Genesis 23:1-4, 19; 24:1-8, 62-67
Cleanliness laws were of high concern in the first century Palestinian world. They still are to this day. So why would this group of Pharisees, who are strict observers of the Law, enter another person’s home when it might lead to defilement? Such is the setting for today’s gospel reading. What are these Pharisees doing at the home of a tax collector when all of his unclean friends are there with him? In a harsh and critical way Jesus is criticized for the company he keeps. He is eating in the home of an unrighteous person. Curious; are not the ones who are criticizing Jesus also in the house eating?
The majority of the gospel provides a context to the teaching, "Go and learn the meaning of the words; I desire mercy and not sacrifice". It is a citation from the prophet Hosea.

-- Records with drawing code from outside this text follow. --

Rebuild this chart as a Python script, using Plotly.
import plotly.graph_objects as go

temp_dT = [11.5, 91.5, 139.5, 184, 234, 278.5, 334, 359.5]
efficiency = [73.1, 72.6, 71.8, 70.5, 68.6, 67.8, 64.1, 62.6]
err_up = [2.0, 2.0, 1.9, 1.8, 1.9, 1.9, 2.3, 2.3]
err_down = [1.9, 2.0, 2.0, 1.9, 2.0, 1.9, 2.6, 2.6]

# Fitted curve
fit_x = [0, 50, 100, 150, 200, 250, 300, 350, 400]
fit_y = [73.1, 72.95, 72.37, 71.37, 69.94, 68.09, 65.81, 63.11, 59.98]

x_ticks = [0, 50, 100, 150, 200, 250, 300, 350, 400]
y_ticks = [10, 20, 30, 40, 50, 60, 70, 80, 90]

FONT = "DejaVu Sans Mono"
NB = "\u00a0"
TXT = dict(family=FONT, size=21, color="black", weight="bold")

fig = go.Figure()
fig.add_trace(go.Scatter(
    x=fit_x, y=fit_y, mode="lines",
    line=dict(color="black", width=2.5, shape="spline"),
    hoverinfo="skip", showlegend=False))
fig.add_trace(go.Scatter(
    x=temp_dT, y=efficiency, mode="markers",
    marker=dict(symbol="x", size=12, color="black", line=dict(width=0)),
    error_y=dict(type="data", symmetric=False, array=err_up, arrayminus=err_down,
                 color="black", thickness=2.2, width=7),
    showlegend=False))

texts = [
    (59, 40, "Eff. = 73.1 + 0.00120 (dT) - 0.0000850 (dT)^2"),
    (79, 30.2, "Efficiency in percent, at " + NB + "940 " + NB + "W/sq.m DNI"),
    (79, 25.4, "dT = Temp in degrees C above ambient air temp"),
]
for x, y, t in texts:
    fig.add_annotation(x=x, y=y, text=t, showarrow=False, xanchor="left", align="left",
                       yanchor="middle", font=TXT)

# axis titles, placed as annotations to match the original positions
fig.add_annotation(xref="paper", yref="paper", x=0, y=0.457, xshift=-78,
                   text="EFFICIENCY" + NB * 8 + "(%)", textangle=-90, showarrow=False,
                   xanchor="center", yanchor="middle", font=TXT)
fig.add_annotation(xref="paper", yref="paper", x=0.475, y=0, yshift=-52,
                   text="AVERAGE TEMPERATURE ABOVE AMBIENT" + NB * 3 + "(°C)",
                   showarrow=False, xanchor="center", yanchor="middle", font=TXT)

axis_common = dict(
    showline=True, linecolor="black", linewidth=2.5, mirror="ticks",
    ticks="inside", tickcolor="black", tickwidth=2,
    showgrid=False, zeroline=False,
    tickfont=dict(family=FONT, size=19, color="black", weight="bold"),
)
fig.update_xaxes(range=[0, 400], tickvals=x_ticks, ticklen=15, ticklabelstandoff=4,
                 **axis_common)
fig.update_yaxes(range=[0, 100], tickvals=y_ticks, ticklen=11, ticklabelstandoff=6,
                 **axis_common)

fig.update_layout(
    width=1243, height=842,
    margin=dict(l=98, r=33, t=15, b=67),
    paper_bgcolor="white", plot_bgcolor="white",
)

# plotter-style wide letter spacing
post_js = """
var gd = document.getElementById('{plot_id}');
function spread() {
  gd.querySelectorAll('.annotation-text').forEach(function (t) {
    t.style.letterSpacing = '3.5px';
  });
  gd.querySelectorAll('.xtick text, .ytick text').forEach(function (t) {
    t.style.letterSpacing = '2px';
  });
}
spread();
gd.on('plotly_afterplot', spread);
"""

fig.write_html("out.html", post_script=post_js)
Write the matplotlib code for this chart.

What a slap in the face this must be to one who has spent his life learning and teaching and protecting the law of God. They were part of a system that spent countless energy on the sacrifice of animals, even to the point of removing the human component. Let’s spend a few lines with sacrifice and mercy.
I think sacrifices can have several dimensions. Every day I am with people who make tremendous sacrifices for their children. These sacrifices are done out of love. Because they love their kids they will do anything for them. Other times I see people who will mentally make the choice to sacrifice something but it’s not done out of love. Behind the scenes they are always calculating what it is costing them. And still on other occasions I meet people who say that their time or talent or treasure is too valuable to them, and they couldn’t possibly think of sacrificing any of it. Question for pondering today, what is the role of sacrifice in your life? Do you make healthy sacrifices for God out of love?
Mercy defines Jesus’ understanding of his mission. He states clearly, "I have come…" His invitation is to include people who have been excluded from the banquet of mercy. The challenge with mercy is that it isn’t task specific. To mark the beginning or end is not definitive. At least when you sacrifice an animal you know when the task is complete and it can be checked off the big "To-Do" list. Mercy is too fluid. Like forgiveness, mercy has a way of showing up down the road. And if mercy takes higher precedence than the sacrifice of animals, where does that leave the accusers of Jesus who are more concerned with purity and defilement?
I am left wondering what happens to this group of Pharisees. Do they leave this house without eating? Perhaps they stay at the table and change their critical attitude. Clearly what happens here is testimony to Luke 6:38b "For the measure you measure will be measured back to you."
Fr. David Colhour, C.P. is the pastor of St. Agnes Parish in Louisville, Kentucky.